Inmaculada de Pacheco
Distinta es la versión iconográfica esbozada en aquellos años iniciales del efervescente fragor inmaculista a la posteriormente adoptada por el escultor Martínez Montañés, o el pintor Bartolomé Esteban Murillo. Entre las alteraciones más sustanciales figuran cuestiones de indumentaria y la disposición de atributos como la media luna. Tampoco figuraba aún representada la victoria de la Virgen sobre los querubines, como Reina de los Ángeles. Pisaba, más bien, una esfera terráquea oprimiendo al dragón o la sierpe pecaminosa.
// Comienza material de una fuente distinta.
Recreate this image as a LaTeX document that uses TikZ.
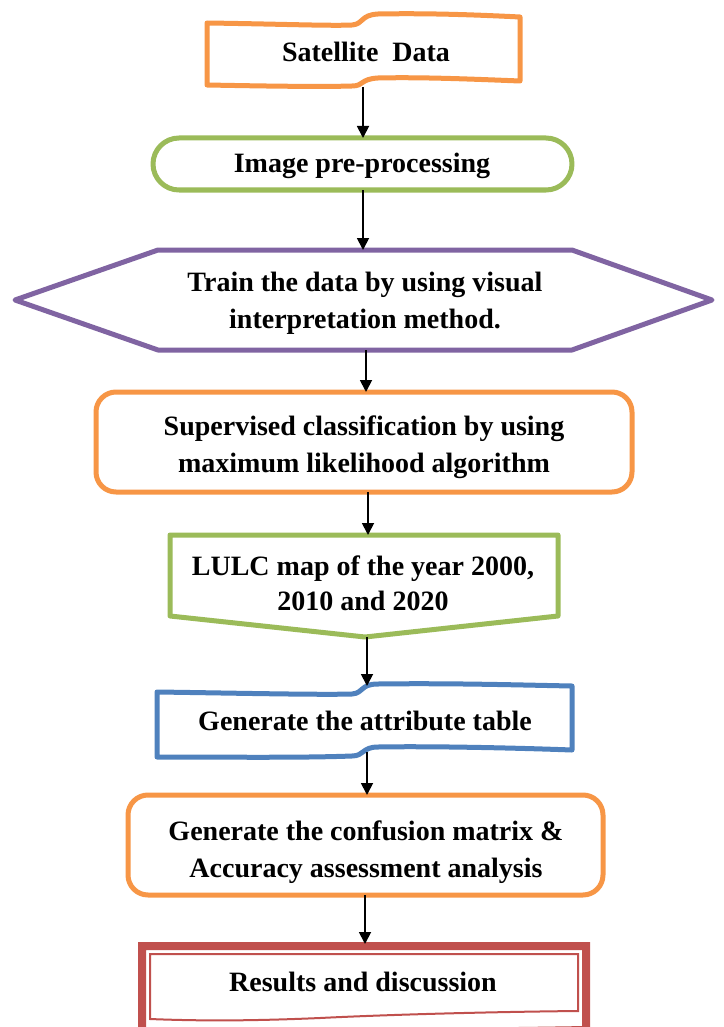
\documentclass[tikz,border=0pt]{standalone}
\usepackage{fontspec}
\setmainfont{Liberation Serif}
\usetikzlibrary{arrows.meta}
\definecolor{orn}{HTML}{F79646}
\definecolor{grn}{HTML}{9BBB59}
\definecolor{pur}{HTML}{8064A2}
\definecolor{blu}{HTML}{4F81BD}
\definecolor{red2}{HTML}{C0504D}
\tikzset{
  shp/.style={line width=5pt, line join=round, fill=white},
  lbl/.style={font=\bfseries\fontsize{28}{37}\selectfont, align=center, inner sep=0pt},
  arr/.style={line width=1.8pt, -{Triangle[length=12pt,width=12pt]}}
}
\begin{document}
\begin{tikzpicture}[x=1pt,y=-1pt]
\useasboundingbox (0,0) rectangle (723,1027);
\clip (0,0) rectangle (723,1027);
% 1 satellite data (punched tape)
\draw[shp, draw=orn] (207,23) .. controls (280,24) and (330,26) .. (352,25)
  .. controls (364,24) and (360,15) .. (378,14) .. controls (430,13) and (480,15) .. (520,17)
  -- (520,81) .. controls (470,79) and (420,77) .. (378,78)
  .. controls (360,79) and (364,86) .. (352,86) .. controls (320,87) and (260,86) .. (207,85) -- cycle;
\node[lbl] (sat) at (366,52) {Satellite\ \ Data};
\coordinate (satB) at (363,87);
% 2 image pre-processing
\draw[shp, draw=grn, rounded corners=26pt] (153,138) rectangle (572,190);
\node[lbl] (pre) at (362,166) {Image pre-processing};
\coordinate (preT) at (363,138);
\coordinate (preB) at (363,190);
% 3 hexagon
\draw[shp, draw=pur] (15,300) -- (158,250) -- (572,250) -- (712,300) -- (572,350) -- (158,350) -- cycle;
\node[lbl] (train) at (365,303) {Train the data by using visual\\interpretation method.};
\coordinate (trainT) at (363,250);
\coordinate (trainB) at (366,350);
% 4 supervised
\draw[shp, draw=orn, rounded corners=20pt] (96,392) rectangle (632,492);
\node[lbl] (sup) at (364,447) {Supervised classification by using\\maximum likelihood algorithm};
\coordinate (supT) at (366,392);
\coordinate (supB) at (368,492);
% 5 LULC off-page connector
\draw[shp, draw=grn] (170,535) -- (558,535) -- (558,616) -- (365,637) -- (170,616) -- cycle;
\node[lbl, font=\bfseries\fontsize{28}{35}\selectfont] (lulc) at (363,583) {LULC map of the year 2000,\\2010 and 2020};
\coordinate (lulcT) at (368,535);
\coordinate (lulcB) at (367,637);
% 6 attribute table (punched tape)
\draw[shp, draw=blu] (157,692) .. controls (230,693) and (320,695) .. (352,694)
  .. controls (364,693) and (360,684) .. (378,684) .. controls (450,683) and (520,685) .. (572,686)
  -- (572,750) .. controls (520,748) and (430,746) .. (378,747)
  .. controls (362,747) and (364,756) .. (352,756) .. controls (300,758) and (220,757) .. (157,757) -- cycle;
\node[lbl] (attr) at (365,721) {Generate the attribute table};
\coordinate (attrT) at (367,686);
\coordinate (attrB) at (367,752);
% 7 confusion matrix
\draw[shp, draw=orn, rounded corners=20pt] (128,795) rectangle (603,895);
\node[lbl] (conf) at (366,852) {Generate the confusion matrix \&\\Accuracy assessment analysis};
\coordinate (confT) at (367,795);
\coordinate (confB) at (365,895);
% 8 results (document, double line)
\draw[draw=red2, line width=8pt, fill=white] (142,946) -- (586,946) -- (586,1030)
  .. controls (470,1032) and (300,1033) .. (142,1034) -- cycle;
\draw[draw=red2, line width=2pt] (150,954) -- (578,954) -- (578,1011)
  .. controls (480,1012) and (380,1015) .. (320,1018) .. controls (250,1021) and (200,1021) .. (150,1019) -- cycle;
\node[lbl] (res) at (363,982) {Results and discussion};
\coordinate (resT) at (365,944);
% connectors
\draw[arr] (satB) -- (preT);
\draw[arr] (preB) -- (trainT);
\draw[arr] (trainB) -- (supT);
\draw[arr] (supB) -- (lulcT);
\draw[arr] (lulcB) -- (attrT);
\draw[arr] (attrB) -- (confT);
\draw[arr] (confB) -- (resT);
\end{tikzpicture}
\end{document}
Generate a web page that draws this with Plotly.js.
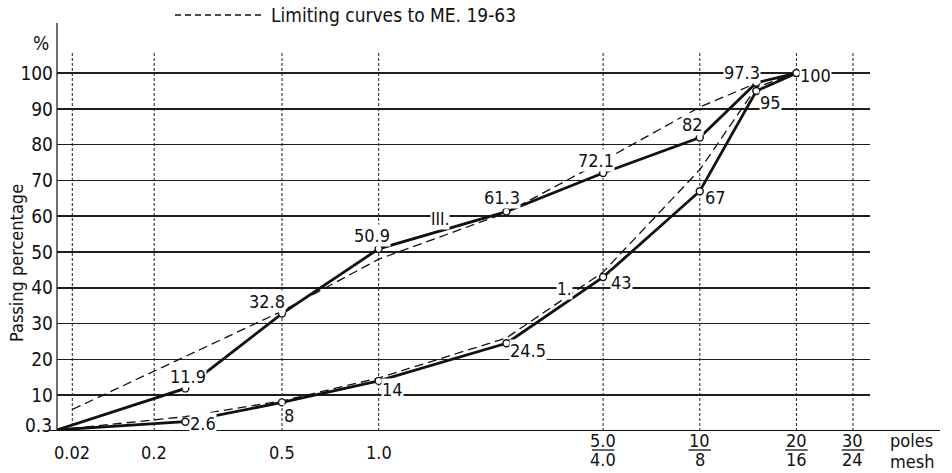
<!DOCTYPE html>
<html>
<head>
<meta charset="utf-8">
<script src="https://cdn.plot.ly/plotly-3.0.1.min.js"></script>
<style>
  html, body { margin: 0; padding: 0; background: #ffffff; }
  #chart { width: 952px; height: 473px; }
</style>
</head>
<body>
<div id="chart"></div>
<script>
// Sieve sizes (mm) of the measured points; the first one is the origin of the chart.
const sieves = [0.013, 0.25, 0.5, 1.0, 2.5, 5.0, 10, 15, 20];
// Grading curve III (upper) and grading curve I (lower), passing percentage.
const curveIII = [0.3, 11.9, 32.8, 50.9, 61.3, 72.1, 82, 97.3, 100];
const curveI = [0.3, 2.6, 8, 14, 24.5, 43, 67, 95, 100];

// Limiting curves of ME 19-63.
const upperLimitSieves = [0.02, 0.5, 1.0, 2.5, 5.0, 10, 15, 20];
const upperLimit = [6, 33.5, 48, 61, 75.5, 90.5, 97.2, 100];
const lowerLimitSieves = [0.013, 0.25, 0.5, 1.0, 2.5, 5.0, 10, 15, 20];
const lowerLimit = [0.3, 4, 8.4, 14.8, 26, 44.4, 73, 96, 100];

// Axis ticks: sieve size (upper text) and mesh number (lower text).
const tickSieves = [0.02, 0.2, 0.5, 1.0, 5.0, 10, 20, 30];
const tickTop = ['0.02', '0.2', '0.5', '1.0', '5.0', '10', '20', '30'];
const tickBottom = ['', '', '', '', '4.0', '8', '16', '24'];
const yTicks = [10, 20, 30, 40, 50, 60, 70, 80, 90, 100];

// Label offsets (pixels) of the value labels relative to their points.
const labelShiftIII = [null, [3, 12], [-15, 12], [-7, 13], [-4, 14], [-7, 12], [-7, 13], [-14, 10], [19, -2]];
const labelShiftI = [null, [18, -2], [7, -13], [14, -9], [22, -7], [18, -5], [16, -6], [14, -11], null];

const FONT = '"DejaVu Sans Condensed", "Liberation Sans Narrow", sans-serif';
const INK = '#111111';

// Horizontal scale: logarithmic above 0.2 mm, compressed below it.
const BREAK = 0.2;
const SHRINK = 0.255;
function pos(d) {
  const l = Math.log10(d);
  const b = Math.log10(BREAK);
  return l >= b ? l : b - SHRINK * (b - l);
}

// Plot box in pixels.
const W = 952, H = 473;
const L = 57, R = 870, T = 23, B = 431;
const xMin = pos(sieves[0]);
const xMax = pos(30) + 0.053;
const yMax = 114;
const pxX = x => (x - L) / (R - L);
const pxY = y => (B - y) / (B - T);

const traces = [];
function curve(xs, ys, dashed) {
  traces.push({
    type: 'scatter', mode: 'lines', hoverinfo: 'skip', showlegend: false,
    x: xs.map(pos), y: ys,
    line: dashed ? {color: INK, width: 1.3, dash: '9px,5px'} : {color: INK, width: 2.8}
  });
}
curve(upperLimitSieves, upperLimit, true);
curve(lowerLimitSieves, lowerLimit, true);
curve(sieves, curveIII, false);
curve(sieves, curveI, false);
[curveIII, curveI].forEach(ys => {
  traces.push({
    type: 'scatter', mode: 'markers', hoverinfo: 'skip', showlegend: false,
    x: sieves.slice(1).map(pos), y: ys.slice(1),
    marker: {symbol: 'circle', size: 7, color: '#ffffff', line: {color: INK, width: 1.4}}
  });
});

const annotations = [];
const shapes = [];

function note(o) {
  annotations.push(Object.assign({showarrow: false, xanchor: 'center', yanchor: 'middle',
    font: {family: FONT, size: 18, color: INK}}, o));
}

function valueLabels(ys, shifts) {
  ys.forEach((v, i) => {
    const s = shifts[i];
    if (!s) return;
    note({x: pos(sieves[i]), y: v, xref: 'x', yref: 'y', text: String(v),
      xshift: s[0], yshift: s[1], bgcolor: '#ffffff', borderpad: 0});
  });
}
valueLabels(curveIII, labelShiftIII);
valueLabels(curveI, labelShiftI);

// Curve names.
note({x: pos(1.55), y: 60, xref: 'x', yref: 'y', text: 'III.', yshift: -3,
  bgcolor: '#ffffff', borderpad: 0, font: {family: FONT, size: 17, color: INK}});
note({x: pos(3.8), y: 40, xref: 'x', yref: 'y', text: '1.', yshift: -1,
  bgcolor: '#ffffff', borderpad: 0, font: {family: FONT, size: 17, color: INK}});

// Vertical grid lines and the sieve / mesh labels underneath.
tickSieves.forEach((d, i) => {
  shapes.push({type: 'line', layer: 'below', xref: 'x', yref: 'y',
    x0: pos(d), x1: pos(d), y0: 0, y1: 106,
    line: {color: '#333333', width: 1.1, dash: '3px,2px'}});
  if (tickBottom[i]) {
    note({x: pos(d), y: pxY(441), xref: 'x', yref: 'paper', text: tickTop[i]});
    note({x: pos(d), y: pxY(459), xref: 'x', yref: 'paper', text: tickBottom[i]});
    shapes.push({type: 'line', xref: 'x', yref: 'paper', x0: pos(d) - 0.035, x1: pos(d) + 0.035,
      y0: pxY(450), y1: pxY(450), line: {color: INK, width: 1.3}});
  } else {
    note({x: pos(d), y: pxY(452), xref: 'x', yref: 'paper', text: tickTop[i]});
  }
});

note({x: pxX(888), y: pxY(441), xref: 'paper', yref: 'paper', text: 'poles', xanchor: 'left'});
note({x: pxX(888), y: pxY(461), xref: 'paper', yref: 'paper', text: 'mesh', xanchor: 'left'});

// Axis frame.
shapes.push({type: 'line', xref: 'paper', yref: 'y', x0: pxX(50), x1: pxX(940), y0: 0, y1: 0,
  line: {color: INK, width: 2.2}});
shapes.push({type: 'line', xref: 'paper', yref: 'paper', x0: 0, x1: 0, y0: 0, y1: 1,
  line: {color: '#222222', width: 1.3}});

// Y labels that sit apart from the regular ticks.
note({x: pxX(54), y: 0.3, xref: 'paper', yref: 'y', text: '0.3', xanchor: 'right',
  yshift: 5, font: {family: FONT, size: 19, color: INK}});
note({x: pxX(41), y: pxY(43), xref: 'paper', yref: 'paper', text: '%',
  font: {family: FONT, size: 19, color: INK}});
note({x: pxX(16), y: pxY(263), xref: 'paper', yref: 'paper', text: 'Passing percentage',
  textangle: -90});

// Key for the dashed limiting curves.
shapes.push({type: 'line', xref: 'paper', yref: 'paper', x0: pxX(175), x1: pxX(263),
  y0: pxY(15), y1: pxY(15), line: {color: INK, width: 1.4, dash: '6px,4px'}});
note({x: pxX(269), y: pxY(15), xref: 'paper', yref: 'paper', xanchor: 'left',
  text: 'Limiting curves to ME. 19-63', font: {family: FONT, size: 19, color: INK}});

const layout = {
  width: W, height: H,
  margin: {l: L, r: W - R, t: T, b: H - B, pad: 0},
  paper_bgcolor: '#ffffff', plot_bgcolor: '#ffffff',
  showlegend: false,
  xaxis: {range: [xMin, xMax], showgrid: false, zeroline: false, showline: false,
    showticklabels: false, ticks: ''},
  yaxis: {range: [0, yMax], tickvals: yTicks, ticktext: yTicks.map(String),
    showgrid: true, gridcolor: '#1e1e1e', gridwidth: 1.6, zeroline: false, showline: false,
    ticks: '', ticklabelstandoff: 3, tickfont: {family: FONT, size: 19, color: INK}},
  shapes: shapes,
  annotations: annotations
};

Plotly.newPlot('chart', traces, layout, {staticPlot: true, displayModeBar: false});
</script>
</body>
</html>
Fue en 1619 cuando el pintor Francisco Pacheco terminó su lienzo de la Inmaculada, en el que figura el poeta Miguel del Cid, autor de «Todo el mundo en general», por delante de la Torre del Oro y la propia Giralda. Los principales emblemas de aquella opulenta Metrópolis que tanto luchó por conseguir la aprobación de la fiesta de este 8 de diciembre, y que se mantuvo en guardia dispuesta a haber derramado sangre si hubiese sido necesario. Todo en honor de la pureza original de nuestra Madre, la Santísima Virgen María. Pura, Limpia, y Bendita.